危険生物図鑑 その5 フグ
以前近所の高齢者のサロン活動のお世話をしていたことがあります。月に二回お年寄りとお料理やお茶会をするのですが、責任者は年に数回行政側の指導を受けなければなりませんでした。
指導と言っても主に高齢者向けのリクレーションや健康体操などの紹介などでしたが、ある時保健所の職員の話を聞くことになりました。ちょうど夏の時期でしたので、食中毒の講話でした。その時は実にタイムリーな内容だと思いました。
ところがいざ蓋を開けてみれば、なんとフグの食中毒の話でした。たぶんその年に県下でフグの食中毒者が出たからでしょう。
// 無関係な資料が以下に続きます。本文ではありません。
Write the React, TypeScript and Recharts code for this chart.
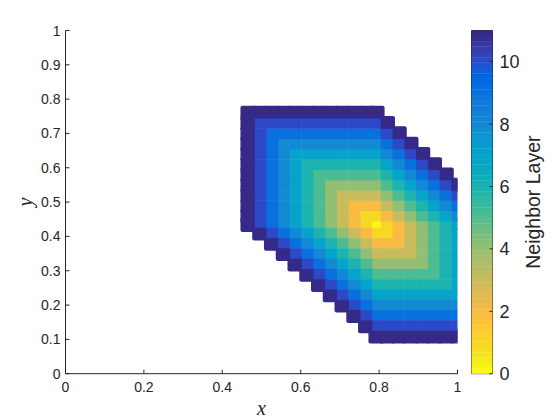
import React from 'react';
import {
  ScatterChart, Scatter, XAxis, YAxis, ReferenceArea,
} from 'recharts';

const W = 560;
const H = 420;
const PLOT = { left: 65.5, right: 457.5, top: 30.5, bottom: 373.7 };
const BAR = { left: 471.5, right: 492.5 };
const INK = '#262626';

const xTicks = [0, 0.2, 0.4, 0.6, 0.8, 1];
const yTicks = [0, 0.1, 0.2, 0.3, 0.4, 0.5, 0.6, 0.7, 0.8, 0.9, 1];
const barTicks = [0, 2, 4, 6, 8, 10];

// cell centres of the neighbour-layer grid, in data units
const xCentres = [0.4669, 0.4969, 0.5269, 0.5569, 0.5869, 0.6169, 0.6469, 0.6769, 0.7069, 0.7369, 0.7669, 0.7934, 0.8199, 0.8499, 0.8799, 0.9099, 0.9399, 0.9699, 0.9999];
const yCentres = [0.7593, 0.7293, 0.6993, 0.6693, 0.6393, 0.6093, 0.5793, 0.5493, 0.5193, 0.4893, 0.4593, 0.4344, 0.4095, 0.3795, 0.3495, 0.3195, 0.2895, 0.2595, 0.2295, 0.1995, 0.1695, 0.1395, 0.1095];

const _ = null;
// one row per y centre, one column per x centre
const layerRows: (number | null)[][] = [
  [11, 11, 11, 11, 11, 11, 11, 11, 11, 11, 11, 11, _, _, _, _, _, _, _],
  [11, 10, 10, 10, 10, 10, 10, 10, 10, 10, 10, 10, 11, _, _, _, _, _, _],
  [11, 10, 9, 9, 9, 9, 9, 9, 9, 9, 9, 9, 10, 11, _, _, _, _, _],
  [11, 10, 9, 8, 8, 8, 8, 8, 8, 8, 8, 8, 9, 10, 11, _, _, _, _],
  [11, 10, 9, 8, 7, 7, 7, 7, 7, 7, 7, 7, 8, 9, 10, 11, _, _, _],
  [11, 10, 9, 8, 7, 6, 6, 6, 6, 6, 6, 6, 7, 8, 9, 10, 11, _, _],
  [11, 10, 9, 8, 7, 6, 5, 5, 5, 5, 5, 5, 6, 7, 8, 9, 10, 11, _],
  [11, 10, 9, 8, 7, 6, 5, 4, 4, 4, 4, 4, 5, 6, 7, 8, 9, 10, 11],
  [11, 10, 9, 8, 7, 6, 5, 4, 3, 3, 3, 3, 4, 5, 6, 7, 8, 9, 10],
  [11, 10, 9, 8, 7, 6, 5, 4, 3, 2, 2, 2, 3, 4, 5, 6, 7, 8, 9],
  [11, 10, 9, 8, 7, 6, 5, 4, 3, 2, 1, 1, 2, 3, 4, 5, 6, 7, 8],
  [11, 10, 9, 8, 7, 6, 5, 4, 3, 2, 1, 0, 1, 2, 3, 4, 5, 6, 7],
  [_, 11, 10, 9, 8, 7, 6, 5, 4, 3, 2, 1, 1, 2, 3, 4, 5, 6, 7],
  [_, _, 11, 10, 9, 8, 7, 6, 5, 4, 3, 2, 2, 2, 3, 4, 5, 6, 7],
  [_, _, _, 11, 10, 9, 8, 7, 6, 5, 4, 3, 3, 3, 3, 4, 5, 6, 7],
  [_, _, _, _, 11, 10, 9, 8, 7, 6, 5, 4, 4, 4, 4, 4, 5, 6, 7],
  [_, _, _, _, _, 11, 10, 9, 8, 7, 6, 5, 5, 5, 5, 5, 5, 6, 7],
  [_, _, _, _, _, _, 11, 10, 9, 8, 7, 6, 6, 6, 6, 6, 6, 6, 7],
  [_, _, _, _, _, _, _, 11, 10, 9, 8, 7, 7, 7, 7, 7, 7, 7, 7],
  [_, _, _, _, _, _, _, _, 11, 10, 9, 8, 8, 8, 8, 8, 8, 8, 8],
  [_, _, _, _, _, _, _, _, _, 11, 10, 9, 9, 9, 9, 9, 9, 9, 9],
  [_, _, _, _, _, _, _, _, _, _, 11, 10, 10, 10, 10, 10, 10, 10, 10],
  [_, _, _, _, _, _, _, _, _, _, _, 11, 11, 11, 11, 11, 11, 11, 11],
];

const colormap = [
  [0.2081, 0.1663, 0.5292], [0.2116, 0.1898, 0.5777], [0.2123, 0.2138, 0.627], [0.2081, 0.2386, 0.6771],
  [0.1959, 0.2645, 0.7279], [0.1707, 0.2919, 0.7792], [0.1253, 0.3242, 0.8303], [0.0591, 0.3598, 0.8683],
  [0.0117, 0.3875, 0.882], [0.006, 0.4086, 0.8828], [0.0165, 0.4266, 0.8786], [0.0329, 0.443, 0.872],
  [0.0498, 0.4586, 0.8641], [0.0629, 0.4737, 0.8554], [0.0723, 0.4887, 0.8467], [0.0779, 0.504, 0.8384],
  [0.0793, 0.52, 0.8312], [0.0749, 0.5375, 0.8263], [0.0641, 0.557, 0.824], [0.0488, 0.5772, 0.8228],
  [0.0343, 0.5966, 0.8199], [0.0265, 0.6137, 0.8135], [0.0239, 0.6287, 0.8038], [0.0231, 0.6418, 0.7913],
  [0.0228, 0.6535, 0.7768], [0.0267, 0.6642, 0.7607], [0.0384, 0.6743, 0.7436], [0.059, 0.6838, 0.7254],
  [0.0843, 0.6928, 0.7062], [0.1133, 0.7015, 0.6859], [0.1453, 0.7098, 0.6646], [0.1801, 0.7177, 0.6424],
  [0.2178, 0.725, 0.6193], [0.2586, 0.7317, 0.5954], [0.3022, 0.7376, 0.5712], [0.3482, 0.7424, 0.5473],
  [0.3953, 0.7459, 0.5244], [0.442, 0.7481, 0.5033], [0.4871, 0.7491, 0.484], [0.53, 0.7491, 0.4661],
  [0.5709, 0.7485, 0.4494], [0.6099, 0.7473, 0.4337], [0.6473, 0.7456, 0.4188], [0.6834, 0.7435, 0.4044],
  [0.7184, 0.7411, 0.3905], [0.7525, 0.7384, 0.3768], [0.7858, 0.7356, 0.3633], [0.8185, 0.7327, 0.3498],
  [0.8507, 0.7299, 0.336], [0.8824, 0.7274, 0.3217], [0.9139, 0.7258, 0.3063], [0.945, 0.7261, 0.2886],
  [0.9739, 0.7314, 0.2666], [0.9938, 0.7455, 0.2403], [0.999, 0.7653, 0.2164], [0.9955, 0.7861, 0.1967],
  [0.988, 0.8066, 0.1794], [0.9789, 0.8271, 0.1633], [0.9697, 0.8481, 0.1475], [0.9626, 0.8705, 0.1309],
  [0.9589, 0.8949, 0.1132], [0.9598, 0.9218, 0.0948], [0.9661, 0.9514, 0.0755], [0.9763, 0.9831, 0.0538],
];
const css = (c: number[]) => `rgb(${c.map((v) => Math.round(v * 255)).join(',')})`;
const MAX_LAYER = 11;
const colourOf = (layer: number) =>
  css(colormap[Math.min(63, Math.floor((64 * (MAX_LAYER - layer)) / MAX_LAYER))]);

type Cell = { x: number; y: number; layer: number; order: number };
const cells: Cell[] = [];
layerRows.forEach((row, r) =>
  row.forEach((layer, c) => {
    if (layer !== null) {
      cells.push({ x: xCentres[c], y: yCentres[r], layer, order: Math.abs(r - 11) + Math.abs(c - 11) });
    }
  }),
);
cells.sort((a, b) => a.order - b.order);
const outerCells = cells.filter((d) => d.layer === MAX_LAYER);

// colour-bar levels: one point per colormap entry, middle of its band
const barLevels = colormap.map((c, i) => ({ x: 0.5, y: (MAX_LAYER * (63.5 - i)) / 64, colour: css(c) }));

const CELL_W = 0.03 * (PLOT.right - PLOT.left);
const CELL_H = 0.03 * (PLOT.bottom - PLOT.top);
const LEVEL_W = BAR.right - BAR.left;
const LEVEL_H = (PLOT.bottom - PLOT.top) / 64;

const CellMark = (grow: number, radius: number) => (props: any) => {
  const { cx, cy, payload } = props;
  const w = CELL_W + grow;
  const h = CELL_H + grow;
  return (
    <rect x={cx - w / 2} y={cy - h / 2} width={w} height={h} rx={radius} ry={radius} fill={colourOf(payload.layer)} />
  );
};
const LevelMark = (props: any) => {
  const { cx, cy, payload } = props;
  return <rect x={cx - LEVEL_W / 2} y={cy - LEVEL_H / 2 - 0.15} width={LEVEL_W} height={LEVEL_H + 0.3} fill={payload.colour} />;
};

const fontSans = '"Liberation Sans", Arial, sans-serif';

const BottomTick = (props: any) => {
  const { x, y, payload } = props;
  return (
    <g>
      <line x1={x} x2={x} y1={y} y2={y - 4} stroke={INK} strokeWidth={1} />
      <text x={x} y={y + 18} textAnchor="middle" fontFamily={fontSans} fontSize={14} fill={INK}>
        {String(payload.value)}
      </text>
    </g>
  );
};
const LeftTick = (props: any) => {
  const { x, y, payload } = props;
  return (
    <g>
      <line x1={x} x2={x + 4} y1={y} y2={y} stroke={INK} strokeWidth={1} />
      <text x={x - 5} y={y + 5} textAnchor="end" fontFamily={fontSans} fontSize={14} fill={INK}>
        {String(payload.value)}
      </text>
    </g>
  );
};
const BarTick = (props: any) => {
  const { x, y, payload } = props;
  return (
    <g>
      <line x1={x} x2={x - 3} y1={y} y2={y} stroke={INK} strokeWidth={1} />
      <text x={x + 7} y={y + 6.5} textAnchor="start" fontFamily={fontSans} fontSize={18} fill={INK}>
        {String(payload.value)}
      </text>
    </g>
  );
};

const mathLabel = { fontFamily: '"Liberation Serif", serif', fontStyle: 'italic', fontSize: 20, fill: INK };

export default function App() {
  return (
    <div style={{ position: 'absolute', left: 0, top: 0, width: W, height: H, background: '#fff' }}>
      <div style={{ position: 'absolute', left: 0, top: 0 }}>
        <ScatterChart
          width={W}
          height={H}
          margin={{ top: PLOT.top, right: W - PLOT.right, bottom: 0, left: 0 }}
        >
          <XAxis
            type="number"
            dataKey="x"
            domain={[0, 1]}
            ticks={xTicks}
            allowDataOverflow
            height={H - PLOT.bottom}
            tickLine={false}
            tickSize={0}
            tickMargin={0}
            stroke={INK}
            tick={<BottomTick />}
            interval={0}
            label={{ value: 'x', position: 'center', dy: 11, style: mathLabel }}
          />
          <YAxis
            type="number"
            dataKey="y"
            domain={[0, 1]}
            ticks={yTicks}
            allowDataOverflow
            width={PLOT.left}
            tickLine={false}
            tickSize={0}
            tickMargin={0}
            stroke={INK}
            tick={<LeftTick />}
            interval={0}
            label={{ value: 'y', position: 'center', angle: -90, dx: -8, style: mathLabel }}
          />
          <Scatter data={outerCells} isAnimationActive={false} shape={CellMark(4.4, 2)} />
          <Scatter data={cells} isAnimationActive={false} shape={CellMark(0.5, 0)} />
        </ScatterChart>
      </div>
      <div style={{ position: 'absolute', left: 0, top: 0 }}>
        <ScatterChart
          width={W}
          height={H}
          margin={{ top: PLOT.top, right: 0, bottom: H - PLOT.bottom, left: BAR.left }}
        >
          <XAxis type="number" dataKey="x" hide domain={[0, 1]} />
          <YAxis
            type="number"
            dataKey="y"
            orientation="right"
            domain={[0, MAX_LAYER]}
            ticks={barTicks}
            width={W - BAR.right}
            axisLine={false}
            tickLine={false}
            tickSize={0}
            tickMargin={0}
            tick={<BarTick />}
            interval={0}
            label={{
              value: 'Neighbor Layer',
              position: 'center',
              angle: -90,
              dx: 7,
              style: { fontFamily: fontSans, fontSize: 19.5, fill: INK },
            }}
          />
          <Scatter data={barLevels} isAnimationActive={false} shape={LevelMark} />
          <ReferenceArea x1={0} x2={1} y1={0} y2={MAX_LAYER} fill="none" stroke={INK} strokeWidth={1} />
        </ScatterChart>
      </div>
    </div>
  );
}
保健所職員は苦虫をかみつぶしたような顔をして、自分で釣ったフグを勝手に調理して食べてはいけないと、いきなり説教をはじめたのです。
「まったく困っているのですよ!」と語気を強めて言うのです。
そんなこと言われても困ってしまうのはこっちの方です。そんなやってもいないことで怒られるなんて。フグどころかアジやサバだって釣ったことないのに……。この人田舎の年よりってみんなそんなものだと思っているのでしょうか?
つまりカチンと来たのです。こういう場合は言い方次第ですね。
「皆様もご存知のように先般フグによる食中毒が発生いたしました……云々。そこでひとことフグに食中毒の話をさせていただきます」
くらいのことをはじめに言ってほしかったですね。
さてそれから翌年には新型コロナウイルスの感染が広まりました。対応に追われている医療関係者以下多くのエッセンシャルワーカーの方々のようすが、テレビで毎日紹介されましたね。
世の中にはなんと素晴らしい方々がいるのかと、私は感心して見ておりました。この方たちの負担を減らすためは自分ができることは自粛しかない。などと思ったりもしていました。一方で鳴りやまぬ電話に必死に対応する保健所職員の方々のようすも写しだされましたが、どうしたものかまったく同情する気がおこりませんでした。
つまりまだカチンときていたのです。考えたらたらこの文章を書いている今だってカチンと来ているのです。あれからずっとカチンときていたのです。そんなに長くカチンときているなんて、もしかしたら話を聞いただけなのに、フグの毒に当たったのかも知れませんね。